I was so unbelievably tempted. I had, late at night, been wondering what it would be like to try again, this time with the help of my therapist. I would have resources I didn't have last time, and I had dropped the emotional desperation I felt during the pandemic because I've recently had my third Pfizer shot.
There was only one problem: even with all of those good things, I'm still me.
I had to be honest with Louie, and I told him: "I wish I could. There's a good chance it would work out well. She has none of the things that stressed me out before. But I can't guarantee my OCD won't come up with anything new."
He nodded, said he wouldn't mention me to the foster home, and I felt my heart break all over again as I pulled Star into a tight hug. She put her chin on my shoulder and just stayed there. Listened as Louie and I cried together and prayed that one day we could both be stronger.
I am writing this post two days later. I just got off the phone with Louie, who sounds like his old self, a completely different person than the one I saw two days ago. He told me that Star has a new home thanks to the foster family, with a yard and another dog and kids to play with. She's going to be happy there, and healthy, and I will be too, on my own. But that doesn't make it any easier.
Nana always tells me, when I cling to her at the end of a trip home, that I shouldn't say "goodbye." I should say "so long," because it's not forever. It's a shorter parting in the longer scheme of life.
This experience has convinced me, more than any of my friends or family with well intentioned opinions, that I have to say "so long" to my dream of owning a dog. My best bet is probably to listen to my mom, who recommended I wait until I'm married and no longer living alone.
It feels closer to "goodbye" than "so long," because I'm nowhere near being in a relationship close enough to the point where I would move in with anyone. I need a lot more therapy to get to that point, and it's impossible to put a timeline on emotional healing. It feels equally impossible to imagine myself with a dog one day, one who I can handle even with my OCD.
It hurts even harder knowing that my family's dog, the one who helped me get over my childhood fear of dogs, is declining in health. It hurts that I have trouble being around him sometimes because many of his health problems are things that directly trigger my OCD. It hurts that, on some visit home likely in the not-super-distant future, I will say "so long" and it will actually be "goodbye."

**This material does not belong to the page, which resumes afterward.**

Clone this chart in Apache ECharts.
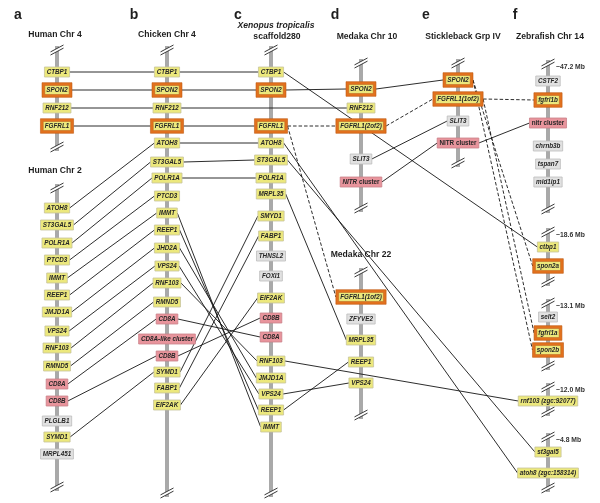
<!DOCTYPE html>
<html><head><meta charset="utf-8">
<script src="https://cdn.jsdelivr.net/npm/echarts@6/dist/echarts.min.js"></script>
<style>html,body{margin:0;padding:0;background:#fff}#c{width:600px;height:503px}</style>
</head><body><div id="c"></div>
<script>
// ================= DATA =================
// gene order positions along each chromosome (vertical units), kinds: y=yellow, o=orange-framed, p=pink, g=grey
const h4Genes = ['CTBP1','SPON2','RNF212','FGFRL1'];
const h4Pos   = [72,90,108,126];
const h4Kind  = ['y','o','y','o'];

const h2Genes = ['ATOH8','ST3GAL5','POLR1A','PTCD3','IMMT','REEP1','JMJD1A','VPS24','RNF103','RMND5','CD8A','CD8B','PLGLB1','SYMD1','MRPL451'];
const h2Pos   = [208,225,243,260,278,295,312,331,348,366,384,401,421,437,454];
const h2Kind  = ['y','y','y','y','y','y','y','y','y','y','p','p','g','y','g'];

const bGenes = ['CTBP1','SPON2','RNF212','FGFRL1','ATOH8','ST3GAL5','POLR1A','PTCD3','IMMT','REEP1','JHD2A','VPS24','RNF103','RMND5','CD8A','CD8A-like cluster','CD8B','SYMD1','FABP1','EIF2AK'];
const bPos   = [72,90,108,126,143,162,178,196,213,230,248,266,283,302,319,339,356,372,388,405];
const bKind  = ['y','o','y','o','y','y','y','y','y','y','y','y','y','y','p','p','p','y','y','y'];

const cGenes = ['CTBP1','SPON2','FGFRL1','ATOH8','ST3GAL5','POLR1A','MRPL35','SMYD1','FABP1','THNSL2','FOXI1','EIF2AK','CD8B','CD8A','RNF103','JMJD1A','VPS24','REEP1','IMMT'];
const cPos   = [72,90,126,143,160,178,194,216,236,256,276,298,318,337,361,378,394,410,427];
const cKind  = ['y','o','o','y','y','y','y','y','y','g','g','y','p','p','y','y','y','y','y'];

const d10Genes = ['SPON2','RNF212','FGFRL1(2of2)','SLIT3','NITR cluster'];
const d10Pos   = [89,108,126,159,182];
const d10Kind  = ['o','y','o','g','p'];

const d22Genes = ['FGFRL1(1of2)','ZFYVE2','MRPL35','REEP1','VPS24'];
const d22Pos   = [297,319,340,362,383];
const d22Kind  = ['o','g','y','y','y'];

const eGenes = ['SPON2','FGFRL1(1of2)','SLIT3','NITR cluster'];
const ePos   = [80,99,121,143];
const eKind  = ['o','o','g','p'];

const fGenes = ['CSTF2','fgfrl1b','nitr cluster','chrnb3b','tspan7','mid1ip1','ctbp1','spon2a','selt2','fgfrl1a','spon2b','rnf103 (zgc:92077)','st3gal5','atoh8 (zgc:158314)'];
const fPos   = [81,100,123,146,164,182,247,266,317,333,350,401,452,473];
const fKind  = ['g','o','p','g','g','g','y','o','g','o','o','y','y','y'];

// chromosome segments [top break, bottom break]
const h4Segs  = [[50,147]];
const h2Segs  = [[188,487]];
const bSegs   = [[50,493]];
const cSegs   = [[50,493]];
const d10Segs = [[63,208]];
const d22Segs = [[272,415]];
const eSegs   = [[63,163]];
const fSegs   = [[64,209],[232,282],[303,366],[387,412],[437,488]];
const fSegLabels = ['~47.2 Mb','~18.6 Mb','~13.1 Mb','~12.0 Mb','~4.8 Mb'];

// connections: [chromA, geneA, chromB, geneB, dashed]
const links = [
  ['h4','CTBP1','b','CTBP1',0],['h4','SPON2','b','SPON2',0],['h4','RNF212','b','RNF212',0],['h4','FGFRL1','b','FGFRL1',0],
  ['b','CTBP1','c','CTBP1',0],['b','SPON2','c','SPON2',0],['b','FGFRL1','c','FGFRL1',0],['b','RNF212','d10','RNF212',0],
  ['h2','ATOH8','b','ATOH8',0],['h2','ST3GAL5','b','ST3GAL5',0],['h2','POLR1A','b','POLR1A',0],['h2','PTCD3','b','PTCD3',0],
  ['h2','IMMT','b','IMMT',0],['h2','REEP1','b','REEP1',0],['h2','JMJD1A','b','JHD2A',0],['h2','VPS24','b','VPS24',0],
  ['h2','RNF103','b','RNF103',0],['h2','RMND5','b','RMND5',0],['h2','CD8A','b','CD8A',0],['h2','CD8B','b','CD8B',0],['h2','SYMD1','b','SYMD1',0],
  ['b','ATOH8','c','ATOH8',0],['b','ST3GAL5','c','ST3GAL5',0],['b','POLR1A','c','POLR1A',0],['b','IMMT','c','IMMT',0],
  ['b','REEP1','c','REEP1',0],['b','JHD2A','c','JMJD1A',0],['b','VPS24','c','VPS24',0],['b','RNF103','c','RNF103',0],
  ['b','CD8A','c','CD8A',0],['b','CD8B','c','CD8B',0],['b','SYMD1','c','SMYD1',0],['b','FABP1','c','FABP1',0],['b','EIF2AK','c','EIF2AK',0],
  ['c','SPON2','d10','SPON2',0],['c','FGFRL1','d10','FGFRL1(2of2)',1],['c','FGFRL1','d22','FGFRL1(1of2)',1],
  ['c','CTBP1','f','ctbp1',0],['c','ATOH8','f','atoh8 (zgc:158314)',0],['c','ST3GAL5','f','st3gal5',0],
  ['c','MRPL35','d22','MRPL35',0],['c','REEP1','d22','REEP1',0],['c','VPS24','d22','VPS24',0],['c','RNF103','f','rnf103 (zgc:92077)',0],
  ['d10','SPON2','e','SPON2',0],['d10','FGFRL1(2of2)','e','FGFRL1(1of2)',1],['d10','SLIT3','e','SLIT3',0],['d10','NITR cluster','e','NITR cluster',0],
  ['e','FGFRL1(1of2)','f','fgfrl1b',1],['e','NITR cluster','f','nitr cluster',0],
  ['e','SPON2','f','spon2a',1],['e','SPON2','f','spon2b',1],['e','FGFRL1(1of2)','f','fgfrl1a',1]
];

// ================= LAYOUT / STYLE =================
const colX = {h4:57, h2:57, b:167, c:271, d10:361, d22:361, e:458, f:548};
const chroms = [
  {id:'h4', g:h4Genes, p:h4Pos, k:h4Kind, s:h4Segs},
  {id:'h2', g:h2Genes, p:h2Pos, k:h2Kind, s:h2Segs},
  {id:'b', g:bGenes, p:bPos, k:bKind, s:bSegs},
  {id:'c', g:cGenes, p:cPos, k:cKind, s:cSegs},
  {id:'d10', g:d10Genes, p:d10Pos, k:d10Kind, s:d10Segs},
  {id:'d22', g:d22Genes, p:d22Pos, k:d22Kind, s:d22Segs},
  {id:'e', g:eGenes, p:ePos, k:eKind, s:eSegs},
  {id:'f', g:fGenes, p:fPos, k:fKind, s:fSegs}
];
const FAM = '"Liberation Sans", Arial, Helvetica, sans-serif';
const FS = 7;
const SX = 0.9; // horizontal text compression
const fontBI = 'italic bold ' + FS + 'px ' + FAM;
const fontB = 'bold ' + FS + 'px ' + FAM;
const plainLabels = {'e|NITR cluster':1, 'f|nitr cluster':1};
const mixedLabels = {'d10|NITR cluster':1};
const fills = {y:'#ece87c', o:'#ece87c', p:'#e8949c', g:'#e1e1e1'};
const strokes = {y:'#c6c39c', o:'#c6c39c', p:'#c98089', g:'#bdbdbd'};

const mctx = document.createElement('canvas').getContext('2d');
function tw(font, t){ mctx.font = font; return mctx.measureText(t).width; }

const boxes = [];
const boxIndex = {};
chroms.forEach(ch => {
  ch.g.forEach((name, i) => {
    const key = ch.id + '|' + name;
    let w;
    if (mixedLabels[key]) w = tw(fontBI, 'NITR') + tw(fontB, ' cluster');
    else if (plainLabels[key]) w = tw(fontB, name);
    else w = tw(fontBI, name);
    w *= SX;
    const orange = ch.k[i] === 'o';
    w += orange ? 3 : 4.5;
    const b = {chrom: ch.id, name, x: colX[ch.id], y: ch.p[i], kind: ch.k[i], w, orange, key,
               half: w/2 + (orange ? 2.8 : 0)};
    boxIndex[key] = b;
    boxes.push(b);
  });
});

const axisData = [], breakData = [];
chroms.forEach(ch => ch.s.forEach(s => {
  axisData.push([colX[ch.id], s[0]-4, s[1]+4]);
  breakData.push([colX[ch.id], s[0]]);
  breakData.push([colX[ch.id], s[1]]);
}));

const linkData = links.map(l => {
  const a = boxIndex[l[0]+'|'+l[1]], b = boxIndex[l[2]+'|'+l[3]];
  return [a.x + a.half, a.y, b.x - b.half, b.y, l[4]];
});

const mbData = fSegs.map((s, i) => [colX.f + 8, s[0] + 3.5, fSegLabels[i]]);

const titles = [
  [18,15,'a','letter'],[134,15,'b','letter'],[238,15,'c','letter'],[335,15,'d','letter'],[426,15,'e','letter'],[515,15,'f','letter'],
  [55,35,'Human Chr 4','t'],[55,171,'Human Chr 2','t'],[167,35,'Chicken Chr 4','t'],
  [276,26,'Xenopus tropicalis','ti'],[277,37,'scaffold280','t'],
  [367,37,'Medaka Chr 10','t'],[463,37,'Stickleback Grp IV','t'],[550,37,'Zebrafish Chr 14','t'],[361,255,'Medaka Chr 22','t']
];

// ================= CHART =================
const chart = echarts.init(document.getElementById('c'), null, {renderer:'canvas'});
const option = {
  animation: false,
  backgroundColor: '#fff',
  grid: {left:0, right:0, top:0, bottom:0},
  xAxis: {type:'value', min:0, max:600, show:false},
  yAxis: {type:'value', min:0, max:503, inverse:true, show:false},
  series: [
    { // chromosome bars
      type:'custom', z:1, silent:true, data: axisData, encode:{x:0, y:[1,2]},
      renderItem: (p, api) => {
        const a = api.coord([api.value(0), api.value(1)]), b = api.coord([api.value(0), api.value(2)]);
        return {type:'line', shape:{x1:a[0], y1:a[1], x2:b[0], y2:b[1]}, style:{stroke:'#a9a9a9', lineWidth:4}};
      }
    },
    { // break marks
      type:'custom', z:2, silent:true, data: breakData, encode:{x:0, y:1},
      renderItem: (p, api) => {
        const c = api.coord([api.value(0), api.value(1)]);
        const x = c[0], y = c[1];
        return {type:'group', children:[
          {type:'line', shape:{x1:x-6, y1:y+3.3, x2:x+6, y2:y-3.3}, style:{stroke:'#fff', lineWidth:3}},
          {type:'line', shape:{x1:x-6.5, y1:y+1.9, x2:x+6.5, y2:y-5.0}, style:{stroke:'#222', lineWidth:0.9}},
          {type:'line', shape:{x1:x-6.5, y1:y+5.0, x2:x+6.5, y2:y-1.9}, style:{stroke:'#222', lineWidth:0.9}}
        ]};
      }
    },
    { // synteny connections
      type:'custom', z:3, silent:true, data: linkData, encode:{x:[0,2], y:[1,3]},
      renderItem: (p, api) => {
        const a = api.coord([api.value(0), api.value(1)]), b = api.coord([api.value(2), api.value(3)]);
        const dashed = api.value(4) === 1;
        return {type:'line', shape:{x1:a[0], y1:a[1], x2:b[0], y2:b[1]},
          style:{stroke:'#151515', lineWidth:0.9, lineDash: dashed ? [3.5,2] : null}};
      }
    },
    { // gene boxes
      type:'custom', z:4, silent:true, data: boxes.map(b => [b.x, b.y]), encode:{x:0, y:1},
      renderItem: (p, api) => {
        const b = boxes[p.dataIndex];
        const c = api.coord([api.value(0), api.value(1)]);
        const x = c[0], y = c[1];
        const h = b.orange ? 9 : 10, w = b.w;
        const ch = [];
        if (b.orange) {
          ch.push({type:'rect', shape:{x:x-w/2-2.8, y:y-h/2-2.8, width:w+5.6, height:h+5.6}, style:{fill:'#e2711d', stroke:'#c05a14', lineWidth:0.6}});
        }
        ch.push({type:'rect', shape:{x:x-w/2, y:y-h/2, width:w, height:h},
          style:{fill:fills[b.kind], stroke: b.orange ? '#b8601e' : strokes[b.kind], lineWidth: b.orange ? 0.5 : 0.8}});
        let ts;
        if (mixedLabels[b.key]) {
          ts = {text:'{i|NITR}{n| cluster}', rich:{
            i:{fontStyle:'italic', fontWeight:'bold', fontSize:FS, fontFamily:FAM, fill:'#262626'},
            n:{fontWeight:'bold', fontSize:FS, fontFamily:FAM, fill:'#262626'}}};
        } else {
          ts = {text:b.name, font: plainLabels[b.key] ? fontB : fontBI};
        }
        ch.push({type:'text', x:x, y:y+0.3, scaleX:SX, style:Object.assign({align:'center', verticalAlign:'middle', fill:'#262626'}, ts)});
        return {type:'group', children:ch};
      }
    },
    { // Mb labels
      type:'custom', z:5, silent:true, data: mbData, encode:{x:0, y:1},
      renderItem: (p, api) => {
        const d = mbData[p.dataIndex];
        const c = api.coord([d[0], d[1]]);
        return {type:'text', x:c[0], y:c[1], style:{text:d[2], font:'bold 6.8px ' + FAM, fill:'#333', align:'left', verticalAlign:'middle'}};
      }
    },
    { // titles
      type:'custom', z:5, silent:true, data: titles.map(t => [t[0], t[1]]), encode:{x:0, y:1},
      renderItem: (p, api) => {
        const t = titles[p.dataIndex];
        const c = api.coord([t[0], t[1]]);
        let font = 'bold 8.6px ' + FAM;
        if (t[3] === 'letter') font = 'bold 14px ' + FAM;
        if (t[3] === 'ti') font = 'italic bold 8.6px ' + FAM;
        return {type:'text', x:c[0], y:c[1], style:{text:t[2], font, fill:'#1e1e1e', align:'center', verticalAlign:'middle'}};
      }
    }
  ]
};
chart.setOption(option);
</script>
</body></html>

I don't have a pretty way to wrap this up in a bow and say that the story is over. It's not, and it won't be until the day I am strong enough either on my own or with someone else's help. And until then, I can only imagine that beautiful moment when I will have a pair of dog eyes looking at me and knowing that my home can be a real home.
Ellie, a writer in the Chicago area, was diagnosed with OCD at age 3. She hopes to educate others about her condition and end the stigma against mental illness.